**TASK DIRECTIONS:**
Write out all records as given; omit images.

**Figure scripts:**
═══

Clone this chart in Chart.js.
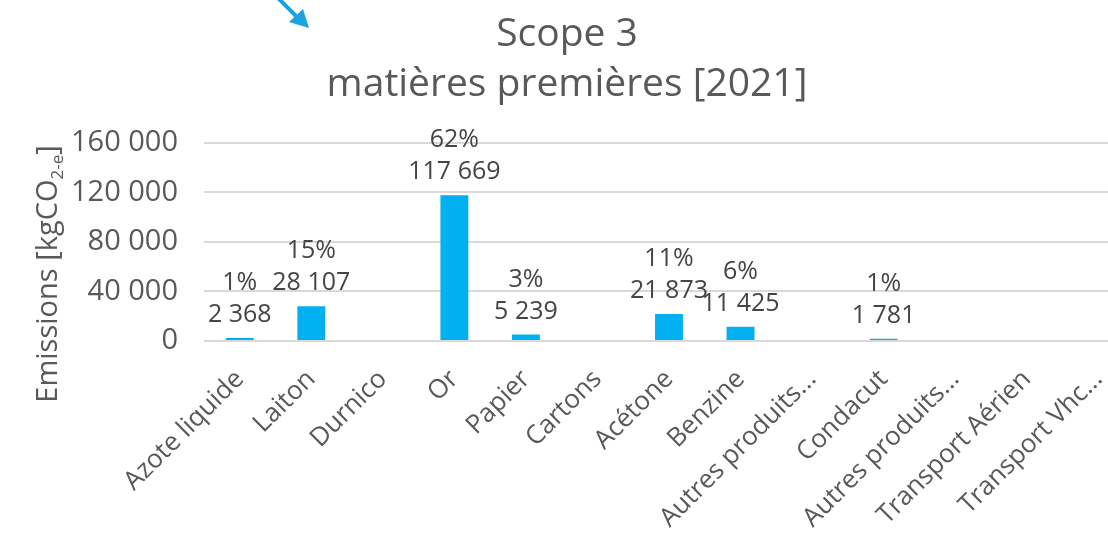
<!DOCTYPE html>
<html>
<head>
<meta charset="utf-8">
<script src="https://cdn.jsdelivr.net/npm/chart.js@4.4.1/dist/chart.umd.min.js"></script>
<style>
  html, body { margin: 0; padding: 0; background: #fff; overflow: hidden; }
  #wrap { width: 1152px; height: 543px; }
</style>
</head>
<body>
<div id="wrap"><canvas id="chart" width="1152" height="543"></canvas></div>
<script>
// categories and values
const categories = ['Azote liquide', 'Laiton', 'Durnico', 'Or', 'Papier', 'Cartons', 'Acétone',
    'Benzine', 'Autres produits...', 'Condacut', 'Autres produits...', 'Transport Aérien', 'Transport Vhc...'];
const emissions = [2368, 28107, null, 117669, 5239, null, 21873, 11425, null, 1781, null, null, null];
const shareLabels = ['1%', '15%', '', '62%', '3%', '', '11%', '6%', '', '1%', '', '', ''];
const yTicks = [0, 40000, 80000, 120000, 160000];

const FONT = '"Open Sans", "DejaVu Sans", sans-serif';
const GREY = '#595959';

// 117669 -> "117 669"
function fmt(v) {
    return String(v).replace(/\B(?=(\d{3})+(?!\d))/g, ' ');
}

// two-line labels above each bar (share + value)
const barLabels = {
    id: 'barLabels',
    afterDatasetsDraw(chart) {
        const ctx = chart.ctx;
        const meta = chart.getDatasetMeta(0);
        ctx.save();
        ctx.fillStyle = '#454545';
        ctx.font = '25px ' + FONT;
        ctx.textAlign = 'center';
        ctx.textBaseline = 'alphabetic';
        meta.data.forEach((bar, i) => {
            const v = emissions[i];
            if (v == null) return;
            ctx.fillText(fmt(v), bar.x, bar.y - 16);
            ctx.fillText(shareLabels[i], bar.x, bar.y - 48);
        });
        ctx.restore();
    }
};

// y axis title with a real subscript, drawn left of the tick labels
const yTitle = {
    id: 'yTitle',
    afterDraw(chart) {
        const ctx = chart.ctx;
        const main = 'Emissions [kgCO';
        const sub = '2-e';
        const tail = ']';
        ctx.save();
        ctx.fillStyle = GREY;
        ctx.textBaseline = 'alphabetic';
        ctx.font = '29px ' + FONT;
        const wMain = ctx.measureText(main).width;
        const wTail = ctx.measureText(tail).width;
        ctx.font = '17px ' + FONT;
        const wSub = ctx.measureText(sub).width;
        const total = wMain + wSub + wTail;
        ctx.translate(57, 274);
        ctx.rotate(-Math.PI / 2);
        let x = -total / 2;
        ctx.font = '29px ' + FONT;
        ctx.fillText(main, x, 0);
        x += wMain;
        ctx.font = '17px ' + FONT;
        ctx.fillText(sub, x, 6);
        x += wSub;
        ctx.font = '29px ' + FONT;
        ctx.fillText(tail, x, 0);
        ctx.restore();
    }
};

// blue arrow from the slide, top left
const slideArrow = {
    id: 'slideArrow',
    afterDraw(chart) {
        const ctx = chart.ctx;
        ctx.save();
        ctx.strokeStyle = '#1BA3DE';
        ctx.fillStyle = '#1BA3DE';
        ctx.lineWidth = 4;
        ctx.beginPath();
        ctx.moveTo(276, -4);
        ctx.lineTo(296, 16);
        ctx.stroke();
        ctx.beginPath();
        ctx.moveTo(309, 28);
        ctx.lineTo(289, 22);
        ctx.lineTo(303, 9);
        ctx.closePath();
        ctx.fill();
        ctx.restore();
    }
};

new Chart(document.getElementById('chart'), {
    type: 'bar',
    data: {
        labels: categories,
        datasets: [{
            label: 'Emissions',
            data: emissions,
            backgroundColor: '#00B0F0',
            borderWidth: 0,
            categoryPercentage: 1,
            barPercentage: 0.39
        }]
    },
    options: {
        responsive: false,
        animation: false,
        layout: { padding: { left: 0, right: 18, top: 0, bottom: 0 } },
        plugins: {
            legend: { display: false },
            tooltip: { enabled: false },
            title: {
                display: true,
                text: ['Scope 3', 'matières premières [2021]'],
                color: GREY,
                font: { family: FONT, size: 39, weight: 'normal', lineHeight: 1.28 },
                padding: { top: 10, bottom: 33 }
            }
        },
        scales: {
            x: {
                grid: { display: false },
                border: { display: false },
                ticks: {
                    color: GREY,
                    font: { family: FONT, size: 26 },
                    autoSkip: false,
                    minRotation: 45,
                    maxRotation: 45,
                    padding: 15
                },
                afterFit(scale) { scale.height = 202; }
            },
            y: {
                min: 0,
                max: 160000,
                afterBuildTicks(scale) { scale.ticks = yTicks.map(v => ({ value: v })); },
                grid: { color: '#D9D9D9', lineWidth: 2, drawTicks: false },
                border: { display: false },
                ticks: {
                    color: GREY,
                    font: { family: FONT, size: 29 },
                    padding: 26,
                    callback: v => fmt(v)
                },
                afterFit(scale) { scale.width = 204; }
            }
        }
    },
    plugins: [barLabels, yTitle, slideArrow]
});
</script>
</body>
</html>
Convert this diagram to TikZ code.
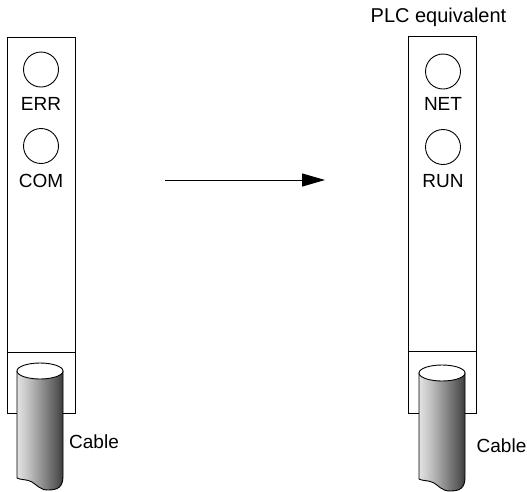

═══

**COMPLETED EXERCISE:**
Clone this chart in Chart.js.
<!DOCTYPE html>
<html>
<head>
<meta charset="utf-8">
<script src="https://cdn.jsdelivr.net/npm/chart.js@4.4.1/dist/chart.umd.min.js"></script>
<style>
  html, body { margin: 0; padding: 0; background: #fff; overflow: hidden; }
  #wrap { width: 1152px; height: 543px; }
</style>
</head>
<body>
<div id="wrap"><canvas id="chart" width="1152" height="543"></canvas></div>
<script>
// categories and values
const categories = ['Azote liquide', 'Laiton', 'Durnico', 'Or', 'Papier', 'Cartons', 'Acétone',
    'Benzine', 'Autres produits...', 'Condacut', 'Autres produits...', 'Transport Aérien', 'Transport Vhc...'];
const emissions = [2368, 28107, null, 117669, 5239, null, 21873, 11425, null, 1781, null, null, null];
const shareLabels = ['1%', '15%', '', '62%', '3%', '', '11%', '6%', '', '1%', '', '', ''];
const yTicks = [0, 40000, 80000, 120000, 160000];

const FONT = '"Open Sans", "DejaVu Sans", sans-serif';
const GREY = '#595959';

// 117669 -> "117 669"
function fmt(v) {
    return String(v).replace(/\B(?=(\d{3})+(?!\d))/g, ' ');
}

// two-line labels above each bar (share + value)
const barLabels = {
    id: 'barLabels',
    afterDatasetsDraw(chart) {
        const ctx = chart.ctx;
        const meta = chart.getDatasetMeta(0);
        ctx.save();
        ctx.fillStyle = '#454545';
        ctx.font = '25px ' + FONT;
        ctx.textAlign = 'center';
        ctx.textBaseline = 'alphabetic';
        meta.data.forEach((bar, i) => {
            const v = emissions[i];
            if (v == null) return;
            ctx.fillText(fmt(v), bar.x, bar.y - 16);
            ctx.fillText(shareLabels[i], bar.x, bar.y - 48);
        });
        ctx.restore();
    }
};

// y axis title with a real subscript, drawn left of the tick labels
const yTitle = {
    id: 'yTitle',
    afterDraw(chart) {
        const ctx = chart.ctx;
        const main = 'Emissions [kgCO';
        const sub = '2-e';
        const tail = ']';
        ctx.save();
        ctx.fillStyle = GREY;
        ctx.textBaseline = 'alphabetic';
        ctx.font = '29px ' + FONT;
        const wMain = ctx.measureText(main).width;
        const wTail = ctx.measureText(tail).width;
        ctx.font = '17px ' + FONT;
        const wSub = ctx.measureText(sub).width;
        const total = wMain + wSub + wTail;
        ctx.translate(57, 274);
        ctx.rotate(-Math.PI / 2);
        let x = -total / 2;
        ctx.font = '29px ' + FONT;
        ctx.fillText(main, x, 0);
        x += wMain;
        ctx.font = '17px ' + FONT;
        ctx.fillText(sub, x, 6);
        x += wSub;
        ctx.font = '29px ' + FONT;
        ctx.fillText(tail, x, 0);
        ctx.restore();
    }
};

// blue arrow from the slide, top left
const slideArrow = {
    id: 'slideArrow',
    afterDraw(chart) {
        const ctx = chart.ctx;
        ctx.save();
        ctx.strokeStyle = '#1BA3DE';
        ctx.fillStyle = '#1BA3DE';
        ctx.lineWidth = 4;
        ctx.beginPath();
        ctx.moveTo(276, -4);
        ctx.lineTo(296, 16);
        ctx.stroke();
        ctx.beginPath();
        ctx.moveTo(309, 28);
        ctx.lineTo(289, 22);
        ctx.lineTo(303, 9);
        ctx.closePath();
        ctx.fill();
        ctx.restore();
    }
};

new Chart(document.getElementById('chart'), {
    type: 'bar',
    data: {
        labels: categories,
        datasets: [{
            label: 'Emissions',
            data: emissions,
            backgroundColor: '#00B0F0',
            borderWidth: 0,
            categoryPercentage: 1,
            barPercentage: 0.39
        }]
    },
    options: {
        responsive: false,
        animation: false,
        layout: { padding: { left: 0, right: 18, top: 0, bottom: 0 } },
        plugins: {
            legend: { display: false },
            tooltip: { enabled: false },
            title: {
                display: true,
                text: ['Scope 3', 'matières premières [2021]'],
                color: GREY,
                font: { family: FONT, size: 39, weight: 'normal', lineHeight: 1.28 },
                padding: { top: 10, bottom: 33 }
            }
        },
        scales: {
            x: {
                grid: { display: false },
                border: { display: false },
                ticks: {
                    color: GREY,
                    font: { family: FONT, size: 26 },
                    autoSkip: false,
                    minRotation: 45,
                    maxRotation: 45,
                    padding: 15
                },
                afterFit(scale) { scale.height = 202; }
            },
            y: {
                min: 0,
                max: 160000,
                afterBuildTicks(scale) { scale.ticks = yTicks.map(v => ({ value: v })); },
                grid: { color: '#D9D9D9', lineWidth: 2, drawTicks: false },
                border: { display: false },
                ticks: {
                    color: GREY,
                    font: { family: FONT, size: 29 },
                    padding: 26,
                    callback: v => fmt(v)
                },
                afterFit(scale) { scale.width = 204; }
            }
        }
    },
    plugins: [barLabels, yTitle, slideArrow]
});
</script>
</body>
</html>
Convert this diagram to TikZ code.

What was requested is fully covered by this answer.